Masih ingat kasus Bank Bali pada tahun 1999? Kasus itu terkait hak tagih piutang Bank Bali yang menyebabkan kerugian negara nyaris Rp1 triliun dari total tagihan sebesar Rp3 triliun.
Pimpinan Bank Bali kemudian menyewa PT Era Giat Prima (PT EGP) dimana Setnov duduk sebagai direktur utamanya, untuk membantu menyelesaikan masalah tersebut.
Namun kasus tersebut malah menjadi tindak pidana korupsi kala fee yang diperoleh PT EGP hampir separuh dari piutang yang ditagih.
Dari sepuluh orang yang ditetapkan memiliki andil termasuk Setnov, hanya tiga orang dijatuhi hukuman penjara yaitu Joko Tjandra (Direktur PT EGP), Syahril Sabirin (Mantan Guberbur BI) dan Pande N Lubis (mantan Wakil Kepala BPPN).
Kasus penyelundupan 60 ribu ton beras Vietnam juga kembali memunculkan nama Setnov pada 2005.
Kasus impor limbah beracun dari Singapura ke Batam juga menyangkut Setnov.
Kasus ini mencuat pada tahun 2006, kala lebih dari 1000 ton limbah beracun itu mendarat di Pulau Galang.
Setnov kembali ‘lolos’.
Skandal suap juga pernah menerpa Setnov, kali ini pada 2012.
Setnov diduga terlibat kasus korupsi proyek pembangunan lapangan tembak PON Riau.
Namun akhirnya Setnov hanya diperiksa sebagai saksi dengan tersangka mantan Gubernur Riau, Rusli Zainal.

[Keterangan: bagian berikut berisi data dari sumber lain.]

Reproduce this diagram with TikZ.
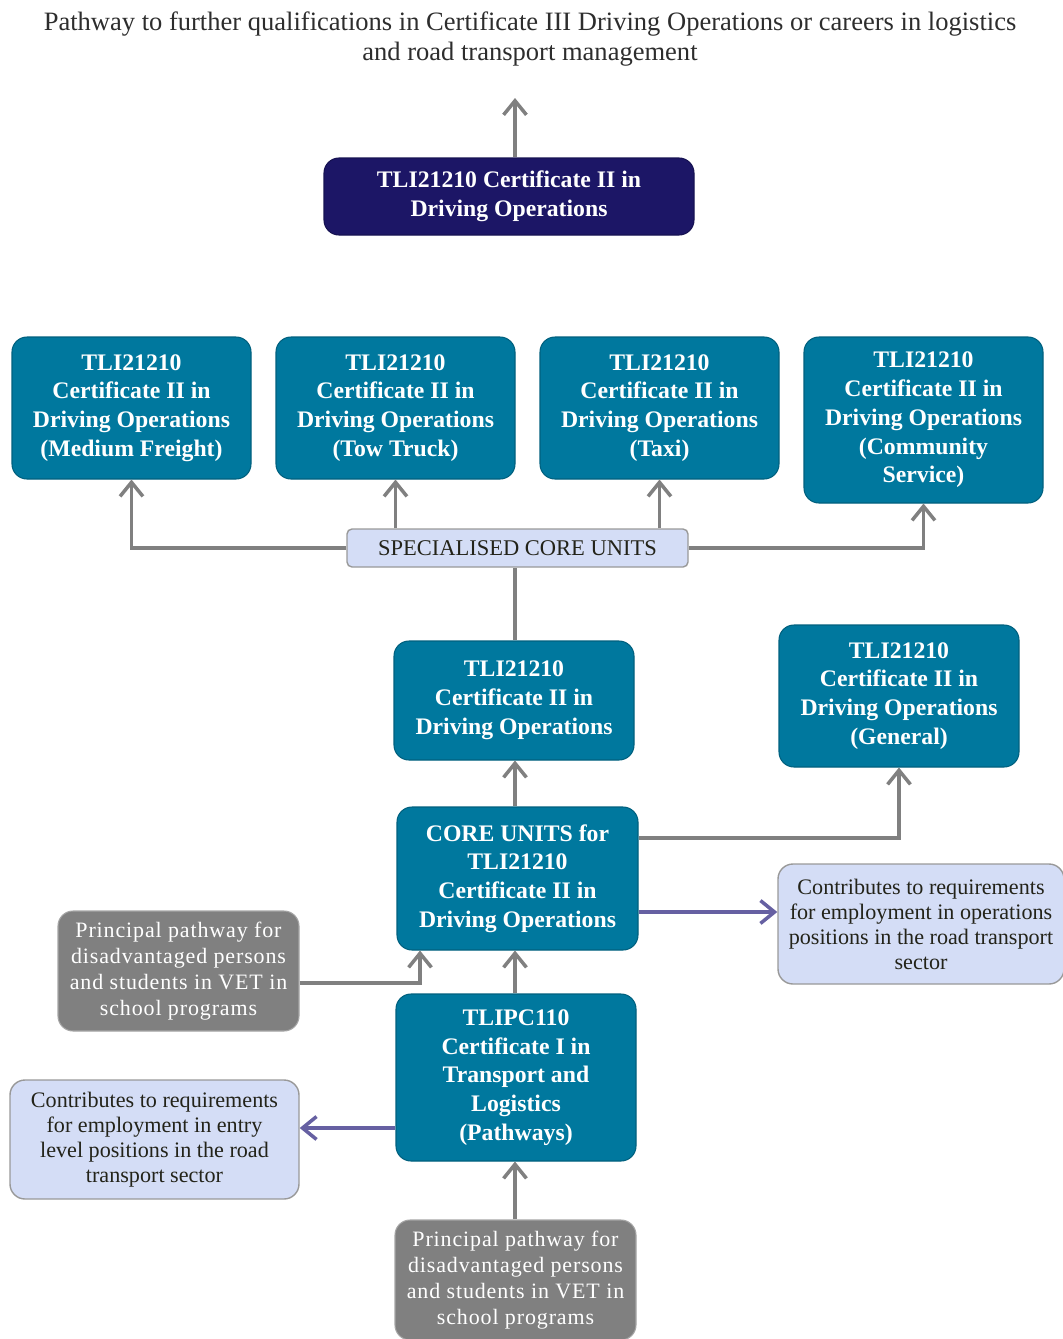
\documentclass[tikz,border=0pt]{standalone}
\usepackage{fontspec}
\setmainfont{Liberation Serif}
\usetikzlibrary{arrows.meta}

\definecolor{tealbox}{RGB}{0,120,158}
\definecolor{navybox}{RGB}{28,22,102}
\definecolor{lightbox}{RGB}{212,221,246}
\definecolor{greybox}{RGB}{128,128,128}
\definecolor{linegrey}{RGB}{128,128,128}
\definecolor{purpleline}{RGB}{102,96,162}

\begin{document}
\begin{tikzpicture}[x=0.02cm, y=-0.02cm,
    cert/.style={draw=tealbox!80!black, line width=0.6pt, fill=tealbox, rounded corners=0.3cm, text=white, align=center, inner sep=0pt,
        font=\fontsize{13.5}{16.4}\selectfont\bfseries},
    topcert/.style={cert, fill=navybox, draw=navybox!80!black},
    note/.style={draw=gray!80, line width=0.8pt, fill=lightbox, rounded corners=0.3cm, text={rgb,255:red,35;green,35;blue,25}, align=center, inner sep=0pt,
        font=\fontsize{12.6}{14.2}\selectfont},
    path/.style={draw=gray!70, line width=0.6pt, fill=greybox, rounded corners=0.3cm, text=white, align=center, inner sep=0pt,
        font=\fontsize{12.5}{14.7}\selectfont\addfontfeatures{LetterSpace=4}},
    link/.style={draw=linegrey, line width=2pt, -{Straight Barb[length=8pt,width=13pt]}},
    plink/.style={link, draw=purpleline},
]
    \useasboundingbox (0,0) rectangle (1062,1339);

    % Title at the top
    \node[align=center, text={rgb,255:red,45;green,45;blue,45}, font=\fontsize{15.1}{17}\selectfont] (title) at (530,39)
        {Pathway to further qualifications in Certificate III Driving Operations or careers in logistics\\and road transport management};
    \coordinate (toptip) at (515,98);

    % qualification boxes
    \node[topcert, minimum width=370*0.02cm, minimum height=77*0.02cm] (navy) at (509,196.5) {TLI21210 Certificate II in\\Driving Operations};
    \node[cert, minimum width=239*0.02cm, minimum height=142*0.02cm] (freight) at (131.5,408) {TLI21210\\Certificate II in\\Driving Operations\\(Medium Freight)};
    \node[cert, minimum width=239*0.02cm, minimum height=142*0.02cm] (tow) at (395.5,408) {TLI21210\\Certificate II in\\Driving Operations\\(Tow Truck)};
    \node[cert, minimum width=239*0.02cm, minimum height=142*0.02cm] (taxi) at (659.5,408) {TLI21210\\Certificate II in\\Driving Operations\\(Taxi)};
    \node[cert, minimum width=239*0.02cm, minimum height=166*0.02cm] (community) at (923.5,420) {TLI21210\\Certificate II in\\Driving Operations\\(Community\\Service)};
    \node[note, rounded corners=0.1cm, minimum width=341*0.02cm, minimum height=38*0.02cm, font=\fontsize{12.8}{14}\selectfont] (spec) at (517.5,548) {SPECIALISED CORE UNITS};
    \node[cert, minimum width=240*0.02cm, minimum height=119*0.02cm] (driving) at (514,700.5) {TLI21210\\Certificate II in\\Driving Operations};
    \node[cert, minimum width=240*0.02cm, minimum height=142*0.02cm] (general) at (899,696) {TLI21210\\Certificate II in\\Driving Operations\\(General)};
    \node[cert, minimum width=241*0.02cm, minimum height=143*0.02cm] (core) at (517.5,878.5) {CORE UNITS for\\TLI21210\\Certificate II in\\Driving Operations};
    \node[note, minimum width=286*0.02cm, minimum height=120*0.02cm] (opsjobs) at (921,924) {Contributes to requirements\\for employment in operations\\positions in the road transport\\sector};
    \node[path, minimum width=241*0.02cm, minimum height=120*0.02cm] (pathleft) at (178.5,971) {Principal pathway for\\disadvantaged persons\\and students in VET in\\school programs};
    \node[cert, minimum width=240*0.02cm, minimum height=167*0.02cm] (pathways) at (516,1077.5) {TLIPC110\\Certificate I in\\Transport and\\Logistics\\(Pathways)};
    \node[note, minimum width=289*0.02cm, minimum height=119*0.02cm] (entryjobs) at (154.5,1139.5) {Contributes to requirements\\for employment in entry\\level positions in the road\\transport sector};
    \node[path, minimum width=241*0.02cm, minimum height=120*0.02cm] (pathbottom) at (515.5,1280) {Principal pathway for\\disadvantaged persons\\and students in VET in\\school programs};

    % arrows from the specialised core units
    \draw[link] (navy.north -| toptip) -- (toptip);
    \draw[link] (spec.west) -| (freight.south);
    \draw[link] (spec.north -| tow.south) -- (tow.south);
    \draw[link] (spec.north -| taxi.south) -- (taxi.south);
    \draw[link] (spec.east) -| (community.south);
    \draw[link, -] (driving.north -| toptip) -- (spec.south -| toptip);

    % arrows from the core units
    \draw[link] (core.north -| toptip) -- (driving.south -| toptip);
    \draw[link] ([yshift=0.81cm]core.east) -| (general.south);
    \draw[plink] ([yshift=-0.67cm]core.east) -- ([yshift=-0.67cm]core.east -| opsjobs.west);

    % pathways into the core units
    \draw[link] ([yshift=-0.24cm]pathleft.east) -| ([xshift=-1.95cm]core.south);
    \draw[link] (pathways.north -| toptip) -- (core.south -| toptip);
    \draw[plink] ([yshift=-1.01cm]pathways.west) -- ([yshift=-1.01cm]pathways.west -| entryjobs.east);
    \draw[link] (pathbottom.north -| toptip) -- (pathways.south -| toptip);

\end{tikzpicture}
\end{document}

Kasus yang masih segar di ingatan adalah skandal “Papa minta saham” yang mencatut nama presiden dan wakil presiden pada 2015 lalu.
Kasus tersebut kemudian dibawa ke MKD (Mahkamah Kehormatan DPR), sebanyak 17 anggota menyatakan Setnov melanggar kode etik.
Nyatanya kasus ini dianggap selesai karena Setnov tiba-tiba mengundurkan diri dari jabatan ketua DPR RI menjelang vonis.
Setnov kemudian terpilih kembali menjadi Ketua DPR RI menggantikan Ade Komaruddin yang tersandung kasus pelanggaran kode etik.
Tahun 2015 juga, Setnov menghebohkan publik saat menghadiri kampanye Donald Trump, Calon Presiden Amerika Serikat dari Partai Republik.
Akibat kejadian itu Setnov dan Wakil Ketua DPR RI, Fadli Zon mendapat teguran dari MKD setelah dilaporkan.
Kasus terbaru, yaitu mega korupsi E-KTP. KPK menetapkan Setnov sebagai tersangka yang telah ikut merugikan negara mencapai sebesar Rp 2,3 triliun.
Seperti diketahui, Setnov dilaporkan sakit parah hingga tidak bisa memenuhi panggilan KPK.
Dan sekali lagi, Setnov berhasil meloloskan diri dengan penetapan gugatan praperadilan yang diajukan Setnov. Keputusan hakim Cepi Iskandar untuk menerima sebagian gugatan yang diajukan Setnov.
Keputusannya, menghentikan penyidikan kasus Setnov. Penetapan Setnov sebagai tersangka oleh KPK dianggap tidak sah.